Matthew Vire • June 15, 2025

A Father's Day Reflection

As children, we give our fathers and mothers special status. For better or worse, they hold power over us. We’re vulnerable to and with them. We’re shaped by them, whether we conform to their expectations or actively diverge from them. Even if they’re been absent, they have an impact.


I didn’t have a close relationship with my father. We saw the world very differently. But in my younger years I enjoyed spending time with him. I remember the smell of his workshop, our garage: the scents of motor oil, dirt, dampness, and the distinct odor of metal. And the images of it: those banged-up trash cans to my right as I walked in, next to the big overhead door, open in warm weather, closed in cold; half of the two-car bay empty but for tools and stuff lying on the cement floor, the other half occupied by an old truck I’m sure he tinkered on for years, a truck I don't think I ever saw run. The room was lit by fluorescents and natural light filtered through dusty windows onto cracked pegboard walls holding tools over a workbench with its jars and coffee cans of unsorted screws, nails, and bolts, and my father’s breakfast beer, fizzing by the radio speaker. It was a bit like Sanford and Son, but without the catchy theme music.
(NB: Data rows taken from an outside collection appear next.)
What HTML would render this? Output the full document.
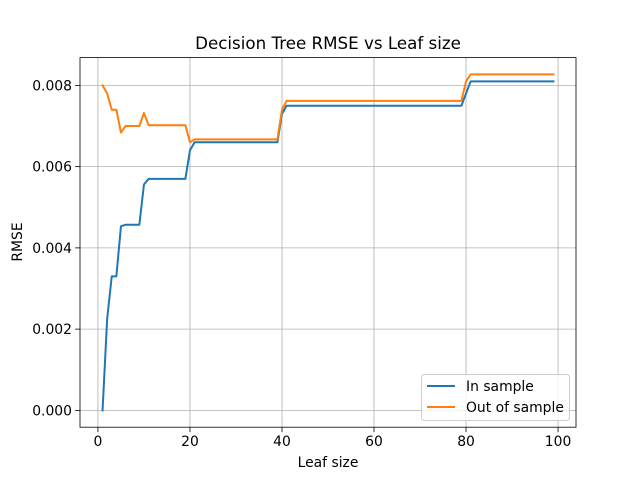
<!DOCTYPE html>
<html><head><meta charset="utf-8"><style>
body{margin:0;background:#fff;}
svg{display:block;font-family:"DejaVu Sans","Liberation Sans",sans-serif;}
</style></head><body>
<svg id="chart" width="640" height="480"></svg>
<script>
const xValues = [1,2,3,4,5,6,7,8,9,10,11,12,13,14,15,16,17,18,19,20,21,22,23,24,25,26,27,28,29,30,31,32,33,34,35,36,37,38,39,40,41,42,43,44,45,46,47,48,49,50,51,52,53,54,55,56,57,58,59,60,61,62,63,64,65,66,67,68,69,70,71,72,73,74,75,76,77,78,79,80,81,82,83,84,85,86,87,88,89,90,91,92,93,94,95,96,97,98,99];
const inSample = [0,0.00225,0.0033,0.0033,0.00453,0.00457,0.00457,0.00457,0.00457,0.00556,
0.0057,0.0057,0.0057,0.0057,0.0057,0.0057,0.0057,0.0057,0.0057,0.0064,
0.0066,0.0066,0.0066,0.0066,0.0066,0.0066,0.0066,0.0066,0.0066,0.0066,0.0066,0.0066,0.0066,0.0066,0.0066,0.0066,0.0066,0.0066,0.0066,0.0073,
0.0075,0.0075,0.0075,0.0075,0.0075,0.0075,0.0075,0.0075,0.0075,0.0075,0.0075,0.0075,0.0075,0.0075,0.0075,0.0075,0.0075,0.0075,0.0075,0.0075,
0.0075,0.0075,0.0075,0.0075,0.0075,0.0075,0.0075,0.0075,0.0075,0.0075,0.0075,0.0075,0.0075,0.0075,0.0075,0.0075,0.0075,0.0075,0.0075,0.0078,
0.0081,0.0081,0.0081,0.0081,0.0081,0.0081,0.0081,0.0081,0.0081,0.0081,0.0081,0.0081,0.0081,0.0081,0.0081,0.0081,0.0081,0.0081,0.0081];
const outSample = [0.008,0.0078,0.0074,0.0074,0.00684,0.007,0.007,0.007,0.007,0.00732,
0.00702,0.00702,0.00702,0.00702,0.00702,0.00702,0.00702,0.00702,0.00702,0.0066,
0.00667,0.00667,0.00667,0.00667,0.00667,0.00667,0.00667,0.00667,0.00667,0.00667,0.00667,0.00667,0.00667,0.00667,0.00667,0.00667,0.00667,0.00667,0.00667,0.0074,
0.00762,0.00762,0.00762,0.00762,0.00762,0.00762,0.00762,0.00762,0.00762,0.00762,0.00762,0.00762,0.00762,0.00762,0.00762,0.00762,0.00762,0.00762,0.00762,0.00762,
0.00762,0.00762,0.00762,0.00762,0.00762,0.00762,0.00762,0.00762,0.00762,0.00762,0.00762,0.00762,0.00762,0.00762,0.00762,0.00762,0.00762,0.00762,0.00762,0.0081,
0.00827,0.00827,0.00827,0.00827,0.00827,0.00827,0.00827,0.00827,0.00827,0.00827,0.00827,0.00827,0.00827,0.00827,0.00827,0.00827,0.00827,0.00827,0.00827];
const xTicks = [0,20,40,60,80,100];
const yTicks = [0,0.002,0.004,0.006,0.008];
const yTickLabels = ["0.000","0.002","0.004","0.006","0.008"];

const svg = document.getElementById('chart');
const NS = 'http://www.w3.org/2000/svg';
const L=80,R=576,T=57.6,B=427.2;
const xMin=-3.9,xMax=103.9,yMin=-0.000414,yMax=0.008684;
const X=v=>L+(v-xMin)/(xMax-xMin)*(R-L);
const Y=v=>B-(v-yMin)/(yMax-yMin)*(B-T);
function mk(tag,attrs,parent){const e=document.createElementNS(NS,tag);for(const k in attrs)e.setAttribute(k,attrs[k]);(parent||svg).appendChild(e);return e;}

xTicks.forEach(t=>{
  const g=mk('line',{x1:X(t),x2:X(t),y1:T,y2:B,stroke:'#b0b0b0','stroke-width':0.8});
  
  
  const tk=mk('line',{x1:X(t),x2:X(t),y1:B,y2:B+4.9,stroke:'#000','stroke-width':0.8});
  
  
  const tx=mk('text',{x:X(t),y:B+19,'text-anchor':'middle','font-size':13.9});
  tx.textContent=t;
  
  
});
yTicks.forEach((t,i)=>{
  const g=mk('line',{x1:L,x2:R,y1:Y(t),y2:Y(t),stroke:'#b0b0b0','stroke-width':0.8});
  
  
  const tk=mk('line',{x1:L-4.9,x2:L,y1:Y(t),y2:Y(t),stroke:'#000','stroke-width':0.8});
  
  
  const tx=mk('text',{x:L-8,y:Y(t)+5,'text-anchor':'end','font-size':13.9});
  tx.textContent=yTickLabels[i];
  
  
});
function line(vals,color,name){
  const d=vals.map((v,i)=>(i?'L':'M')+X(xValues[i]).toFixed(2)+','+Y(v).toFixed(2)).join('');
  const p=mk('path',{d:d,fill:'none',stroke:color,'stroke-width':2,'stroke-linejoin':'round','stroke-linecap':'square'});
  
  
}
line(inSample,'#1f77b4','in-sample-line');
line(outSample,'#ff7f0e','out-of-sample-line');
</script>
<svg width="640" height="480" style="position:absolute;left:0;top:0">
  <rect x="80" y="57.6" width="496" height="369.6" fill="none" stroke="#000" stroke-width="0.8"/>
  <text x="328" y="49" text-anchor="middle" font-size="16.7" font-family="DejaVu Sans, Liberation Sans, sans-serif">Decision Tree RMSE vs Leaf size</text>
  <text x="328" y="467" text-anchor="middle" font-size="13.9" font-family="DejaVu Sans, Liberation Sans, sans-serif">Leaf size</text>
  <text transform="translate(22,242) rotate(-90)" text-anchor="middle" font-size="13.9" font-family="DejaVu Sans, Liberation Sans, sans-serif">RMSE</text>
  <g>
    <rect x="421.5" y="374.5" width="148" height="46" rx="3" fill="#fff" fill-opacity="0.8" stroke="#ccc"/>
    <line x1="427" y1="386" x2="455" y2="386" stroke="#1f77b4" stroke-width="2"/>
    <text x="466" y="391" font-size="13.9" font-family="DejaVu Sans, Liberation Sans, sans-serif">In sample</text>
    <line x1="427" y1="407" x2="455" y2="407" stroke="#ff7f0e" stroke-width="2"/>
    <text x="466" y="412" font-size="13.9" font-family="DejaVu Sans, Liberation Sans, sans-serif">Out of sample</text>
  </g>
</svg>
</body></html>
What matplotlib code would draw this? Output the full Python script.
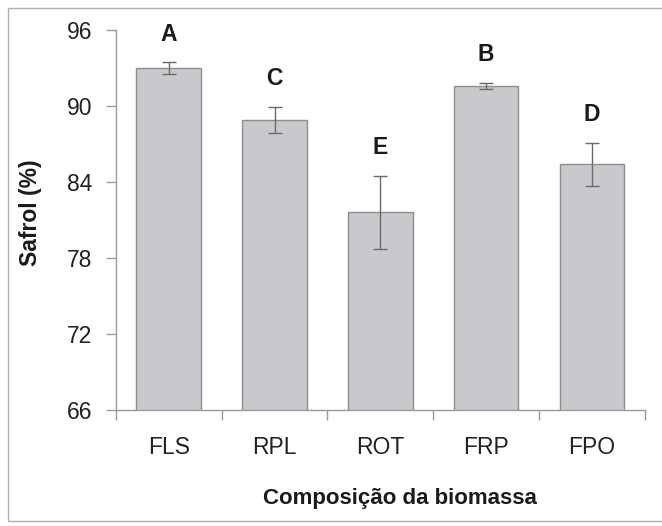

One day in that garage, he told me about his work in a tone that made clear he had no love for it. “I crawl into a hole and stare a light all day. Then I come home.” He was a welder. And on weekends, he found ways to put his main vocational skill to use at home. He had a welding machine at home and would use it to patch up old cars and I’m not sure what else. The first time I saw him welding, he warned me, “Don’t look at the light—you’ll go blind.” He reached into a tool box. “You have to look through this,” he said, and gave me a piece of glass like the one in his face shield, so black I could see nothing through it at all. But when he started working again, I saw the glow, still intense but not painful, and a shower of sparks. This was the light he focused on for hours on end, mending ships and submarines at a job he disliked to support his family. All this time staring at a bright light surrounded by the absolute darkness.


I think Sunday mornings were one of my father’s favorite times. I would wake up in the room I shared with my older brother to the sound of hateful, self-righteous, angry sermons. Dad favored Jerry Falwell, Jimmy Swaggart, and Vernon McGee, and their voices echoed down the hall from the kitchen into my room. My father turned the volume of the radio or TV up high so he could hear it wherever he went in the house. Many Sunday mornings he wasn’t even in the house when I woke up, but he had the sermon on so he could hear it if he stepped inside from the garage where a second radio or TV blared the same broadcast. I really hated that sound, but somehow it comforted him. 


He had good reason to wear that shield when he was working, so he wouldn’t be blinded or burned. It offered real protection. And the sermons he studied also shielded him, severely restricting his view of the world. 


Fatherhood is complicated. Labels and archetypes add layers and nuances of expectation that few of us can live up to fully. I was well into my thirties when I first understood—really understood—that my father was just a person. He judged himself harshly. He loved his children fiercely. He worked hard to support his family. And he tried to live up to the expectations he believed the world had of him. Shaped by his own upbringing—by parents who were themselves just people; by his limitations, real and perceived; and by his faith, rooted in 'fear of God'—he did the best he could.